At most institutions, young men accused by young women were not permitted an attorney, could not face their accuser or cross-examine witnesses. At Columbia University, which caught flak a few years ago for its Stalinist policy, an accused was allowed only to bring a "morale booster," who otherwise had to keep his trap shut.
All of these measures are the gift of the hardest-core feminists, who, in spite of insisting that women are equal to men, depend for their livelihood on the notion that women are helpless victims of predatory men. Follow the money, specifically the federal Violence Against Women Act, and you'll quickly discover that propagating myths of campus rape is a meal ticket for a variety women's advocacy groups. Congressmen who keep funding the Act are either dense or terrified, or possibly both. Jesse Jackson didn't invent the shakedown.
The biggest myth that won't die is that one of four college women is raped on campuses each year. A drop of Harvard's newfound common sense would reveal this claim to be ludicrous. If 25 percent of Daddy's little girls were being sexually assaulted at college, there wouldn't be any girls on campus.
In fact, the figure was based on spurious research, which included a question using the following definition of rape: "Have you had sexual intercourse when you didn't want to because a man gave you alcohol or drugs." Hmmmm. I can count on two hands, no toes, the number of women who would answer "no" to this question. How about this as an answer: "Yes, we drank a few beers and I wasn't in the mood, but I did it anyway."

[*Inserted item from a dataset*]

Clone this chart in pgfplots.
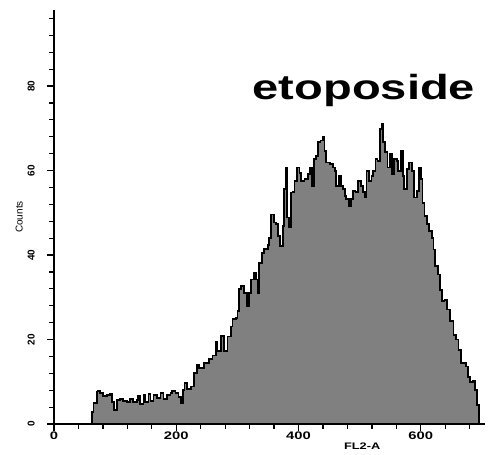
\documentclass[border=0pt]{standalone}
\usepackage{fontspec}
\setmainfont{Liberation Sans}[FakeStretch=1.35]
\newfontfamily\plainsf{Liberation Sans}
\usepackage{pgfplots}
\pgfplotsset{compat=1.18}
\definecolor{histfill}{HTML}{808080}
\begin{document}
\begin{tikzpicture}
\useasboundingbox (-54bp,-31bp) rectangle (434bp,424bp);
\begin{axis}[
  at={(0,0)}, anchor=south west,
  scale only axis, width=431bp, height=414bp,
  xmin=0, xmax=705, ymin=0, ymax=98,
  axis lines=left, axis line style={-, line width=1.6bp},
  tick align=outside,
  xtick={0,200,400,600}, minor xtick={40,80,...,680},
  ytick={0,20,40,60,80}, minor ytick={4,8,...,96},
  major tick length=7bp, minor tick length=4.5bp,
  tick style={line width=1.2bp, black},
  /pgf/number format/assume math mode=true,
  xticklabel style={font=\fontsize{11}{12}\selectfont\bfseries, inner sep=1pt},
  yticklabel style={rotate=90, anchor=south, inner sep=0pt, font=\plainsf\fontsize{10}{11}\selectfont\bfseries},
  yticklabel shift=12bp,
  xlabel={FL2-A}, ylabel={Counts},
  xlabel style={at={(axis description cs:0.715,-0.053)}, anchor=center, font=\fontsize{9.5}{10}\selectfont\bfseries},
  ylabel style={at={(axis description cs:-0.081,0.5)}, anchor=center, font=\plainsf\fontsize{10}{11}\selectfont},
  clip=false,
]
\addplot[const plot, fill=histfill, draw=black, line width=1.8bp] coordinates {
(0,0) (57.5,0) (62.5,2.9) (64.6,5) (70.2,7.7) (71.8,7.9) (75.6,7.3) (80.5,6.6)
(86.6,6.9) (92,7.1) (94.8,5.3) (97.5,3.3) (103,5.7) (108.5,5.9) (113.4,5.5)
(119.5,5.3) (124.9,5.9) (129.8,5.3) (135.9,5.7) (138,6.6) (141.3,4.7) (146.3,6.9)
(149.5,5.2) (154.5,7.1) (157.8,5.4) (162.7,6.9) (168.8,6.2) (174.2,7.3) (179.1,5.9)
(185.2,6.9) (190.6,7.3) (193.4,7.9) (198.8,7.3) (203.8,6.4) (207.1,5.0) (210.4,8.1)
(213.6,9.8) (218,8.3) (223.5,8.9) (228.9,12) (233.4,14) (237.1,13.3) (245.4,14.4)
(253.6,15.4) (259.2,16.2) (264.6,19.5) (267.4,17.2) (272.8,20.9) (278.2,17.2)
(283.8,20.7) (289.2,23.1) (292,24.9) (297.5,25.1) (300.2,26.7) (302.9,32) (305.7,32.6)
(311.1,31) (315.5,28) (319.3,31) (322.1,34.2) (326.5,35.8) (330.3,34.2) (333.1,31)
(335.7,38.2) (339.7,40.5) (344,41.5) (349.5,42.3) (352.2,44.1) (355,49.6) (359.4,47.7)
(363.2,47.4) (366,44.5) (369.8,42.1) (374.2,46.9) (376.8,55.6) (379.6,60.7) (381.3,48.9)
(385,46.5) (387.8,54.8) (390.6,55) (393.3,57.6) (397.7,60.7) (401.5,59.5) (404.3,57.6)
(409.7,58) (415.3,59.1) (419.1,60.7) (421.9,56.4) (425.1,62.7) (428.9,63.5) (431.7,66.7)
(436,67.1) (439.9,67.9) (442.6,64.7) (445.4,61.9) (450.8,61.5) (456.4,60.7) (459,59.9)
(461.8,56.4) (465.6,58.7) (468.9,56.4) (472.8,55.6) (475.4,54) (478.2,53.2) (482,51.6)
(485.3,53.2) (489.2,55.2) (493,55) (497.5,57.6) (501.7,56.4) (505.7,55) (508.3,53.6)
(511.1,59.9) (514.9,57.6) (519.3,58.7) (522.1,59.9) (525.9,62.7) (529.2,62.3) (533,69.8)
(535.7,71) (538.5,66.7) (541.2,64.3) (545.6,60.7) (549.4,63.9) (553.3,59.1) (556.6,62.7)
(560.4,62.3) (563.2,59.9) (567.5,64.7) (570.3,58.7) (573,55.6) (576.8,60.3) (580.6,61.9)
(585,59.9) (589.5,53.6) (593.3,55.2) (597,60.7) (599.8,58) (602.6,52.4) (605.9,49.2)
(609.7,47.3) (613.5,45.7) (617.9,44.1) (620.7,41.3) (623.3,37.4) (627.8,35.4) (631.6,31.8)
(634.3,29.1) (638.8,29.3) (642.6,27.1) (648,24.3) (653.6,21.1) (657.4,20) (661.8,17.6)
(666.1,14.4) (670,14.4) (673.8,13.6) (677.1,11.2) (680.9,10) (684.9,10.3) (688.2,8.1)
(691.9,4.5) (694.7,0) (700,0)
} \closedcycle;
\node[anchor=base, font=\fontsize{35}{36}\selectfont\bfseries] at (axis description cs:0.719,0.783) {etoposide};
\end{axis}
\end{tikzpicture}
\end{document}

Rape is a problem, but it isn't close to the epidemic some rape crisis advocates would have us believe. Some campuses report exactly zero rapes in a given year. Others report one or two. Even huge statewide university systems such as California's reported, for example, 13 rapes in 1995, according to the Department of Education's Campus Crime Statistics.

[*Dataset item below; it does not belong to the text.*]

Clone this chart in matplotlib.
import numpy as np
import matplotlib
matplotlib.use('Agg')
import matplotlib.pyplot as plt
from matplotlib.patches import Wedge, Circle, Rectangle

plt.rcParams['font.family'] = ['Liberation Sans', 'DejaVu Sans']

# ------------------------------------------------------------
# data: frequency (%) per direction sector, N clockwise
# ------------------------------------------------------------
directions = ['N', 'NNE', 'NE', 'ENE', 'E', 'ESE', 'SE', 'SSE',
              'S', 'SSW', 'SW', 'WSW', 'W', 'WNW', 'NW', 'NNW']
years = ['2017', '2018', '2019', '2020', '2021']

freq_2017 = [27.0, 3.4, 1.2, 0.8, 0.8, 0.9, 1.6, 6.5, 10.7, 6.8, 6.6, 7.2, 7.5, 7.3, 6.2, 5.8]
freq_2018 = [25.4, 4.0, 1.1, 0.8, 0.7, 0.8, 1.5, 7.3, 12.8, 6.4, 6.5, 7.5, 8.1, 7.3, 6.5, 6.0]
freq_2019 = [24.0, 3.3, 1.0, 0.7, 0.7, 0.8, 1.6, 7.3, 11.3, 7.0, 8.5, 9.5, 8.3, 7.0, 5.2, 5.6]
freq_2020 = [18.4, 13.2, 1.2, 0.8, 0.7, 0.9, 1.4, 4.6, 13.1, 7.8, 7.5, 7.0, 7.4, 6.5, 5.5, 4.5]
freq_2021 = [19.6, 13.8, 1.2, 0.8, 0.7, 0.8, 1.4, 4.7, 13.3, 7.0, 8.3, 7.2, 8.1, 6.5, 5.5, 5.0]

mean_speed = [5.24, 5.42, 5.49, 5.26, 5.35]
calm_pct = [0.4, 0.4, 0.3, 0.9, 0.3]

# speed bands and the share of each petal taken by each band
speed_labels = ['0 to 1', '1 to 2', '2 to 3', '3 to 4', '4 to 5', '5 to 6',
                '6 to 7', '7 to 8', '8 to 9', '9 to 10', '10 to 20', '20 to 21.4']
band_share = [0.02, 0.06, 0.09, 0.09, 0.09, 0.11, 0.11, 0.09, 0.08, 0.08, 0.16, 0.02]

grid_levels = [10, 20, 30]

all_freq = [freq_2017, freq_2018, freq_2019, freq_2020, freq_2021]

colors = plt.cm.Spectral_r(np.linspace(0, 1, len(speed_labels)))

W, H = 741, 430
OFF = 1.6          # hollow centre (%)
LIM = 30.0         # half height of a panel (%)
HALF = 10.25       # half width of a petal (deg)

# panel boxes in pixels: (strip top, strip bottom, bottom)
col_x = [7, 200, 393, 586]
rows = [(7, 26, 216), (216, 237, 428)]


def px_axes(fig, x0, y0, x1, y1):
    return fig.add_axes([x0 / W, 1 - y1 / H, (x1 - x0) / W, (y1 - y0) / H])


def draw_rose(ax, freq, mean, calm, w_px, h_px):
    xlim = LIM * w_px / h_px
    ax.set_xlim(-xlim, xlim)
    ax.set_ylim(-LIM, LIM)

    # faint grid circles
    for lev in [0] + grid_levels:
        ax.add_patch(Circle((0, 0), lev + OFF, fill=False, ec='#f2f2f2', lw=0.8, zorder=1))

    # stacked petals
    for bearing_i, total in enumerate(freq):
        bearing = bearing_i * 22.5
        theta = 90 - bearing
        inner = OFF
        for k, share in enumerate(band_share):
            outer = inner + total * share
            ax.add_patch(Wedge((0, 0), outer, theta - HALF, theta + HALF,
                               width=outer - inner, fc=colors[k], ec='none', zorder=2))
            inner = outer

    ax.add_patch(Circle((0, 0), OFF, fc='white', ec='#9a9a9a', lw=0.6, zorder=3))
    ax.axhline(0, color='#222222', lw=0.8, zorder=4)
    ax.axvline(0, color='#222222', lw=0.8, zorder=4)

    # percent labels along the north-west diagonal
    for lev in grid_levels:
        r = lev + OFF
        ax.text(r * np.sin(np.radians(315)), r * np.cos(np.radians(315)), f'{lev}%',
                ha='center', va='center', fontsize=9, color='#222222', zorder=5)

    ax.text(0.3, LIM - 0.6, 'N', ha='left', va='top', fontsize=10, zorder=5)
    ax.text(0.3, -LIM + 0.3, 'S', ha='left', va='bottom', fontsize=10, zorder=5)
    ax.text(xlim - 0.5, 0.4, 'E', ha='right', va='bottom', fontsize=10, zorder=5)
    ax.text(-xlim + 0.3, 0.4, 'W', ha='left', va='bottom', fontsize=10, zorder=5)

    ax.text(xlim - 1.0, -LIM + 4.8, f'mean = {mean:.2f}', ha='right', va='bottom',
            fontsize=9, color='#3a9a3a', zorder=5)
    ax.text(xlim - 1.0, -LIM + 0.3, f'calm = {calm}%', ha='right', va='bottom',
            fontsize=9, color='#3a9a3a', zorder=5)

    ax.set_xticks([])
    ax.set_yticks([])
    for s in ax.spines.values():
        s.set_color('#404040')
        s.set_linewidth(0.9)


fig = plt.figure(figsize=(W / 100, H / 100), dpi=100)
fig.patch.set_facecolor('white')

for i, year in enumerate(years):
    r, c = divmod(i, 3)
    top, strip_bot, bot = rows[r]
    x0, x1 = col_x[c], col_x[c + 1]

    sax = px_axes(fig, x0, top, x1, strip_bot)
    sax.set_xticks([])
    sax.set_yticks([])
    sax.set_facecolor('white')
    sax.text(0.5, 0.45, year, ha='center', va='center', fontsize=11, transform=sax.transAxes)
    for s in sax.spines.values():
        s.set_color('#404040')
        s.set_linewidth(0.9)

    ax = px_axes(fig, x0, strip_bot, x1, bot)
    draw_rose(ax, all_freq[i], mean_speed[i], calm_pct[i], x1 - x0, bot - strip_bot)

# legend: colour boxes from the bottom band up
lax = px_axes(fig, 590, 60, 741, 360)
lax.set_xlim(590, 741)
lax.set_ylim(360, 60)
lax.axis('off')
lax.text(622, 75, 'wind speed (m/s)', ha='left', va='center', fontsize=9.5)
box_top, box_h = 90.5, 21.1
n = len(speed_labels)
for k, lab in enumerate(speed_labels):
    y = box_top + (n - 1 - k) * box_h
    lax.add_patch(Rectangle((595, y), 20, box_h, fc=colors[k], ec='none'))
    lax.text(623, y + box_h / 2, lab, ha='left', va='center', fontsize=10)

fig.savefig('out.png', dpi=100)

But isn't 13 a lot, even if there are more that may go unreported? Yes, and it's awful. But it's not close to one in four. Such figures might invite scrutiny and preventive measures, but they hardly justify the hysteria and draconian measures that have emerged in recent years.
We can argue all day about the statistics on date rape. Absent physical evidence, which Harvard now demands, he said/she said doesn't work very well, especially when he/she is/are drunk. But even if date rape were epidemic, no crime justifies stripping an accused person of his right to due process. Given the existence of such prejudicial, unfair, totalitarian policies, the really perplexing question is, why are guys still going to college?